- Given information
⟨
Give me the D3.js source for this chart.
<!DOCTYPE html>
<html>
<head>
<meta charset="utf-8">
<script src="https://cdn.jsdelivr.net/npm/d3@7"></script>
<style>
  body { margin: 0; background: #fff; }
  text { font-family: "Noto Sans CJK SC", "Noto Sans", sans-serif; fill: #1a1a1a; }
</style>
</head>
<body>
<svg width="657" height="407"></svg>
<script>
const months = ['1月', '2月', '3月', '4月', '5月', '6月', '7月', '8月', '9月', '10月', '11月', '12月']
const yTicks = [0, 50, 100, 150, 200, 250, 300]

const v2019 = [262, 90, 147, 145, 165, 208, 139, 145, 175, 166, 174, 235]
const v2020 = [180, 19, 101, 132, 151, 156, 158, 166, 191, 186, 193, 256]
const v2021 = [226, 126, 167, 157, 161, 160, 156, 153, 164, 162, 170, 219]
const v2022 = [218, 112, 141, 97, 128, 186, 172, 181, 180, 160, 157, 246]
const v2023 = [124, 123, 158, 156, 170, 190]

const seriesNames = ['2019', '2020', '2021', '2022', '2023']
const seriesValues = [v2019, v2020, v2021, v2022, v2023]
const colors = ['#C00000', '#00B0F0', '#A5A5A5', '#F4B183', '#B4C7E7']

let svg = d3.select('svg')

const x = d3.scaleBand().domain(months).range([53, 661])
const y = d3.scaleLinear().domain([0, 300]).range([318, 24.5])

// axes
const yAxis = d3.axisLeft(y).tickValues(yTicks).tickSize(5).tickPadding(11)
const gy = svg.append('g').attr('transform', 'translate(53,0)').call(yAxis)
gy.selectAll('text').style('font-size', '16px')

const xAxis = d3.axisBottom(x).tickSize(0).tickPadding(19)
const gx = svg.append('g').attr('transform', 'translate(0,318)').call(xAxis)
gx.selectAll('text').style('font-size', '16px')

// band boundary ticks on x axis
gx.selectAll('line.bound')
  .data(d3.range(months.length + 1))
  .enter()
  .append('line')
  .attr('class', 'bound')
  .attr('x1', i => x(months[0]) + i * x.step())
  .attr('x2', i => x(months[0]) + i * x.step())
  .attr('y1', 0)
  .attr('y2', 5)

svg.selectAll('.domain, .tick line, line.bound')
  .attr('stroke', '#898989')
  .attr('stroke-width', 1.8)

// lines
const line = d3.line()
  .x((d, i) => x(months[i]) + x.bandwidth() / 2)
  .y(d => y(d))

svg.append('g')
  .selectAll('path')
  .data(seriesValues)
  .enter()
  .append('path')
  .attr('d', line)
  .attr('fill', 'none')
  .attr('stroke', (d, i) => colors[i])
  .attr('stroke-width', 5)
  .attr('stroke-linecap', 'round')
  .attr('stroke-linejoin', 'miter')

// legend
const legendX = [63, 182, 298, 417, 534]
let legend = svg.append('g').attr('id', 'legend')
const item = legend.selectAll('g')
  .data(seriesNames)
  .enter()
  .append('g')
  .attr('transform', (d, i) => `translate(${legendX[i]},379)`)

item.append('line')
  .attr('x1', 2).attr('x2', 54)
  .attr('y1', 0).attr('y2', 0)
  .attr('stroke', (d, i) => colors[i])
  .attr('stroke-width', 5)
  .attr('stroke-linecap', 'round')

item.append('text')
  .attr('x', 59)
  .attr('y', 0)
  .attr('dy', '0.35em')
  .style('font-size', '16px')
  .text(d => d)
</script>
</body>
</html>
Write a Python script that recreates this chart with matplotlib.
⟩
- What is needed
Above are some records; extract every one of them exactly.

- Correct result
Give me the D3.js source for this chart.
<!DOCTYPE html>
<html>
<head>
<meta charset="utf-8">
<script src="https://cdn.jsdelivr.net/npm/d3@7"></script>
<style>
  body { margin: 0; background: #fff; }
  text { font-family: "Noto Sans CJK SC", "Noto Sans", sans-serif; fill: #1a1a1a; }
</style>
</head>
<body>
<svg width="657" height="407"></svg>
<script>
const months = ['1月', '2月', '3月', '4月', '5月', '6月', '7月', '8月', '9月', '10月', '11月', '12月']
const yTicks = [0, 50, 100, 150, 200, 250, 300]

const v2019 = [262, 90, 147, 145, 165, 208, 139, 145, 175, 166, 174, 235]
const v2020 = [180, 19, 101, 132, 151, 156, 158, 166, 191, 186, 193, 256]
const v2021 = [226, 126, 167, 157, 161, 160, 156, 153, 164, 162, 170, 219]
const v2022 = [218, 112, 141, 97, 128, 186, 172, 181, 180, 160, 157, 246]
const v2023 = [124, 123, 158, 156, 170, 190]

const seriesNames = ['2019', '2020', '2021', '2022', '2023']
const seriesValues = [v2019, v2020, v2021, v2022, v2023]
const colors = ['#C00000', '#00B0F0', '#A5A5A5', '#F4B183', '#B4C7E7']

let svg = d3.select('svg')

const x = d3.scaleBand().domain(months).range([53, 661])
const y = d3.scaleLinear().domain([0, 300]).range([318, 24.5])

// axes
const yAxis = d3.axisLeft(y).tickValues(yTicks).tickSize(5).tickPadding(11)
const gy = svg.append('g').attr('transform', 'translate(53,0)').call(yAxis)
gy.selectAll('text').style('font-size', '16px')

const xAxis = d3.axisBottom(x).tickSize(0).tickPadding(19)
const gx = svg.append('g').attr('transform', 'translate(0,318)').call(xAxis)
gx.selectAll('text').style('font-size', '16px')

// band boundary ticks on x axis
gx.selectAll('line.bound')
  .data(d3.range(months.length + 1))
  .enter()
  .append('line')
  .attr('class', 'bound')
  .attr('x1', i => x(months[0]) + i * x.step())
  .attr('x2', i => x(months[0]) + i * x.step())
  .attr('y1', 0)
  .attr('y2', 5)

svg.selectAll('.domain, .tick line, line.bound')
  .attr('stroke', '#898989')
  .attr('stroke-width', 1.8)

// lines
const line = d3.line()
  .x((d, i) => x(months[i]) + x.bandwidth() / 2)
  .y(d => y(d))

svg.append('g')
  .selectAll('path')
  .data(seriesValues)
  .enter()
  .append('path')
  .attr('d', line)
  .attr('fill', 'none')
  .attr('stroke', (d, i) => colors[i])
  .attr('stroke-width', 5)
  .attr('stroke-linecap', 'round')
  .attr('stroke-linejoin', 'miter')

// legend
const legendX = [63, 182, 298, 417, 534]
let legend = svg.append('g').attr('id', 'legend')
const item = legend.selectAll('g')
  .data(seriesNames)
  .enter()
  .append('g')
  .attr('transform', (d, i) => `translate(${legendX[i]},379)`)

item.append('line')
  .attr('x1', 2).attr('x2', 54)
  .attr('y1', 0).attr('y2', 0)
  .attr('stroke', (d, i) => colors[i])
  .attr('stroke-width', 5)
  .attr('stroke-linecap', 'round')

item.append('text')
  .attr('x', 59)
  .attr('y', 0)
  .attr('dy', '0.35em')
  .style('font-size', '16px')
  .text(d => d)
</script>
</body>
</html>
Write a Python script that recreates this chart with matplotlib.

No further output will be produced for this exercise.